How Much Do You Need to Retire?
Picture your retirement lifestyle. Where would you like to live? Would you like to travel? Leave money to heirs? Reach these goals by taking a few steps.
Someone many years from retirement can focus on starting early and investing in tax advantaged, diversified, low-cost investments. Take full advantage if your employer provides matching contributions.
Someone 10 or so years away from retirement may want to crunch some preliminary numbers. This allows time to fine tune your retirement plan. There are different methods for estimating retirement income need.
Estimate Social Security
For each of these methods estimate how much you will receive from Social Security. If you have not done so already, open an account at https://www.ssa.gov/myaccount/ This will give you access to your income history and personalized tools to estimate benefits.
If you are not ready to open an account, use the Social Security Quick Calculator at https://www.ssa.gov/OACT/quickcalc/ to make projections.
Yes, I know, Social Security is on a projected track for some trouble. This is projected to result in reduced benefits if no policy changes are made. A somewhat similar situation in the early 1980’s resulted in federal law changes that reformed the system.
Methods for Projecting Income Need
Wage Replacement Ratio. Conventional wisdom is to estimate retirement income need based on 70% -80% of current income. This factors that some expenses like FICA taxes and retirement plan contributions will go away. The first step is to calculate current income, factor in a growth rate, and then years to retirement. Next pick a replacement ratio, estimate average inflation rate, and years in retirement.
Example: Angela age 58, current income = $55,000 plans to work 10 more years and expects her salary growth to be 2% a year. Using that information, she calculates her final year’s salary will be $67,045 dollars. She uses a replacement ratio of 80% to calculate a first year in retirement income need = $53,636. She expects to be in retirement for 20 years and inflation to average 3% a year. Using those numbers, she will need $1,441,213. She projects that Social Security will cover 40% ($576,485) and she will need $864,728 from other sources.
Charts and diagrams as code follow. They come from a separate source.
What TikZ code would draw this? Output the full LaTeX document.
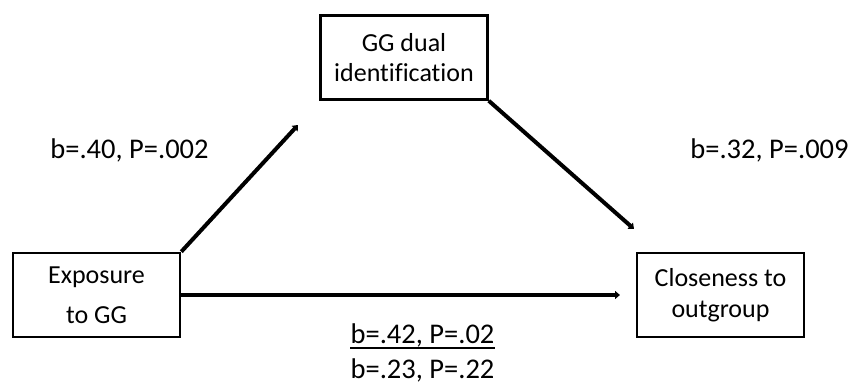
\documentclass[tikz,border=0pt]{standalone}
\usepackage{fontspec}
\setmainfont{Carlito}[Ligatures=CommonOff]
\usetikzlibrary{arrows.meta}
\begin{document}
\begin{tikzpicture}[x=1pt,y=-1pt,
  box/.style={draw=black,line width=2.6pt,minimum width=167pt,minimum height=84pt,inner sep=0pt,align=center},
  conn/.style={line width=4pt,-{Triangle[length=5pt,width=8pt]}},
  lbl/.style={anchor=base,inner sep=0pt,font=\fontsize{28.5}{34}\selectfont}]
\useasboundingbox (0,0) rectangle (854,385);
\node[box,font=\fontsize{26}{40}\selectfont] (ex) at (96.5,295) {Exposure\\to GG};
\node[box,font=\fontsize{26}{30}\selectfont] (gg) at (404,57.5) {GG dual\\identification};
\node[box,font=\fontsize{26}{31}\selectfont] (cl) at (720.5,295) {Closeness to\\outgroup};
\coordinate (t1) at (298,125);
\coordinate (t2) at (634,229);
\coordinate (t3) at (620,295);
\draw[conn] (ex.north east) -- (t1);
\draw[conn] (gg.south east) -- (t2);
\draw[conn] (ex.east) -- (t3);
\node[lbl] (l1) at (129.5,158) {b=.40, P=.002};
\node[lbl] (l2) at (769.5,158) {b=.32, P=.009};
\node[lbl] (l3) at (422.5,343) {b=.42, P=.02};
\node[lbl] (l4) at (422.5,378) {b=.23, P=.22};
\draw[line width=1.5pt] (l3.base west) ++(0,5) coordinate (u1) -- (l3.base east |- u1);
\end{tikzpicture}
\end{document}
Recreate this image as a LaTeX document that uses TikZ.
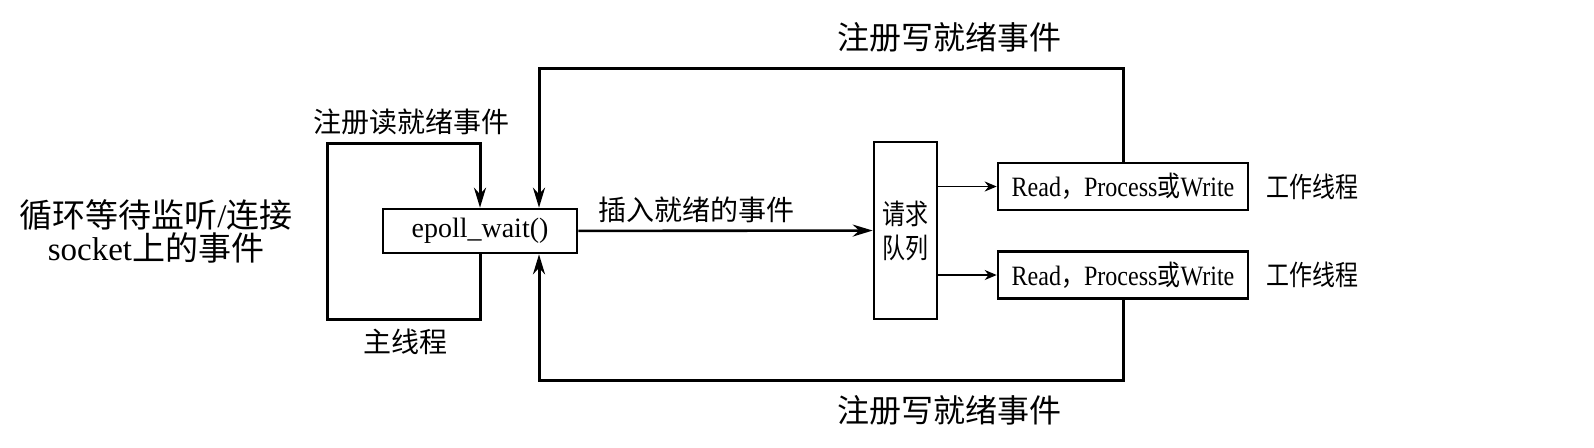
\documentclass[tikz,border=0pt]{standalone}
\usepackage{fontspec}
\setmainfont{Liberation Serif}
\newfontfamily\cjk{Noto Sans CJK SC}
\newfontfamily\cjkn[FakeStretch=0.82]{Noto Sans CJK SC}
\newfontfamily\rmn[FakeStretch=0.86]{Liberation Serif}
\usetikzlibrary{arrows.meta,positioning}

\begin{document}
\begin{tikzpicture}[
  x=0.5pt, y=-0.5pt,
  font=\fontsize{14}{16}\selectfont,
  zh/.style={font=\fontsize{14}{16}\selectfont\cjk},
  zhn/.style={font=\fontsize{14}{16}\selectfont\cjkn},
  box/.style={draw, line width=1.3pt, inner sep=0pt},
  wbox/.style={box, minimum width=125pt, minimum height=23.5pt,
    font=\fontsize{14}{16}\selectfont\rmn},
  loop/.style={line width=1.5pt, -{Stealth[length=10pt,width=6pt]}},
  thin/.style={line width=0.9pt, -{Stealth[length=6pt,width=5pt]}}]
\useasboundingbox (0,0) rectangle (1594,447);
% boxes
\node [box, minimum width=97pt, minimum height=22pt] (ep) at (480,231) {epoll\_wait()};
\node [box, zhn, minimum width=31.5pt, minimum height=88.5pt, align=center,
  font=\fontsize{14}{17}\selectfont\cjkn] (q) at (905.5,230.5) {请求\\队列};
\node [wbox] (w1) at (1123,186.5) {Read{\cjkn ，}Process{\cjkn 或}Write};
\node [wbox] (w2) at (1123,275) {Read{\cjkn ，}Process{\cjkn 或}Write};
\node [zhn, right=5pt of w1] (t1) {工作线程};
\node [zhn, right=5pt of w2] (t2) {工作线程};
% labels
\node [font=\fontsize{16}{18}\selectfont\cjk] (r1) at (949,37) {注册写就绪事件};
\node [font=\fontsize{16}{18}\selectfont\cjk] (r2) at (949,410) {注册写就绪事件};
\node [zh] (r3) at (411,122) {注册读就绪事件};
\node [zh] (m) at (405,342) {主线程};
\node [align=center, font=\fontsize{16.5}{16.5}\selectfont] (s) at (156,231)
  {{\cjk 循环等待监听}/{\cjk 连接}\\socket{\cjk 上的事件}};
% loops
\coordinate (a) at (327,143);
\coordinate (b) at (327,319);
\coordinate (c) at (539,68);
\coordinate (d) at (539,380);
\draw [loop] (ep.south) |- (b) -- (a) -| (ep.north);
\draw [loop] (w1.north) |- (c) -- (c |- ep.north);
\draw [loop] (w2.south) |- (d) -- (d |- ep.south);
\draw [loop, line width=1.3pt] (ep) -- (q) node [zh, pos=0.4, above] {插入就绪的事件};
\draw [thin] (q.east |- w1) -- (w1);
\draw [thin] (q.east |- w2) -- (w2);
\end{tikzpicture}
\end{document}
25X Rule. A spin-off from the research of William Bengen. He calculated a person with a retirement portfolio consisting of 50% stocks and 50% bonds could have first year withdrawal of 4% of assets. In subsequent years withdrawals would be tweaked to consider inflation. The 25x rules was derived by taking the inverse of 4%. You estimate annual retirement income need and subtract the amount that will be covered by pensions and/or Social Security. Next you multiply the remaining income need by 25.
Example: Annual income need = $75,000; If Social Security covers $25,000. Need to generate $50,000 annual income from investments. So, would need 25 * $50,000 = $1,250,000.
Obviously, this rule is not exact. But it is a good way to start thinking of anticipated need, Social Security benefits, and existing retirement assets.
Actual Expenses. As a person gets close to retirement it can be more accurate to use actual expenses and then project for inflation and years in retirement.
Example: Angela estimates annual expenses for the first year of retirement = $40,000. She expects to live in retirement for 20 years and inflation to average 3%. Using those numbers, total needed = $1,074,815. If Social Security retirement benefits cover 40% ($429,926) then 60% ($644,889) would need to come from other sources such as retirement plans.
As you get closer to retirement – say a year or so before retirement – consider practicing by living on your projected retirement income.
What are Your Numbers?
These examples make broad generalizations. Once you consider your specific needs, budget, retirement assets, and current expenses, you can customize your plan.